De fait, les mots employés par Sartre charrient parfois des scories d'un autre âge : les juifs y sont définis comme une "race" dont le seul point commun consiste en des traits physiques partagés. On parle d'une "question" juive, certes posée par les non-juifs, qui se voient, eux, définis comme "Aryens" ou "chrétiens". Pour autant, le recours à ce vocabulaire d'époque justifie-t-il que l'on minimise l'allergie militante et courageuse de l'auteur à tout antisémitisme ? Sûrement pas. D'autant que Réflexions inspire de façon critique, en 1952, Peaux noires et masques blancs du psychiatre Frantz Fanon.

Quant aux modèles de juifs disséminés dans Réflexions, on sent qu'ils renvoient pour l'essentiel aux propres rencontres de Sartre. A commencer par le très assimilé Raymond Aron, cofondateur des Temps modernes, reconnaissable sans être nommé. Que son ancien condisciple de l'Ecole normale ait été, à Londres, un véritable résistant fait d'Aron un juif éminemment "authentique", aux yeux de Sartre. Parce qu'au même titre que le sioniste, le juif résistant assume son "être en situation" de persécuté au lieu de chercher à dissimuler sa "surdétermination" d'exclu.

Beaucoup des reproches récents adressés à l'ouvrage semblent négliger une évidence : le propos sartrien ne vise nullement à anticiper sur le réveil culturel juif des années 1960-1970 ni à répondre à une conscience publique du génocide, d'autant plus éloignée des esprits de 1946 qu'on se refusait alors à établir la moindre distinction entre déportation "politique" et "raciale".

L'objet de Sartre n'était pas de disserter sur un judaïsme qu'il ne connaissait ni ne prétendait connaître mais bien sur un antisémitisme qui venait de prendre la forme de la persécution légale pendant la période de Vichy, dont le souvenir encore lancinant imprègne à l'évidence ces pages.

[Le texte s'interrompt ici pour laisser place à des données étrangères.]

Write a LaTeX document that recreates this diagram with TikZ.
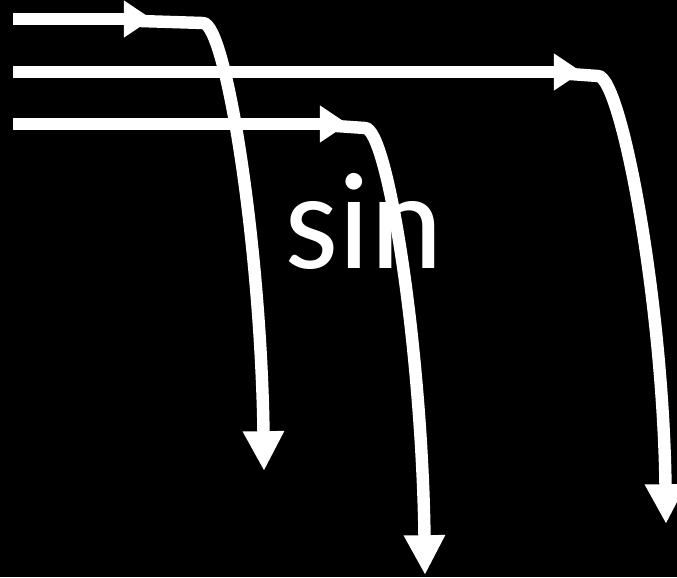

Un antisémitisme qui, contre toute attente, perdurait après la Libération. C'est cette redoutable capacité de survie et d'adaptation que reflète l'appel final à considérer que cet "archaïsme prélogique" "n'est pas un problème juif : c'est notre problème".

Voilà bien qui conserve à ce texte plus que sexagénaire une réelle fraîcheur. Les juifs, remarque Sartre, ont dans les antisémites des adversaires acharnés et dans le "démocrate" un tiède défenseur. "Le démocrate a fort à faire : il s'occupe du juif quand il en a le loisir ; l'antisémite n'a qu'un seul ennemi, il peut y penser tout le temps ; c'est lui qui donne le ton", écrit Sartre. Tant que ce déséquilibre persiste, l'injonction sartrienne en faveur d'un libéralisme vigilant, qui tient compte de la spécificité "concrète" de la question antisémite au lieu de camper sur les abstractions de son propre idéal du Bien, donnera toujours matière à réfléchir.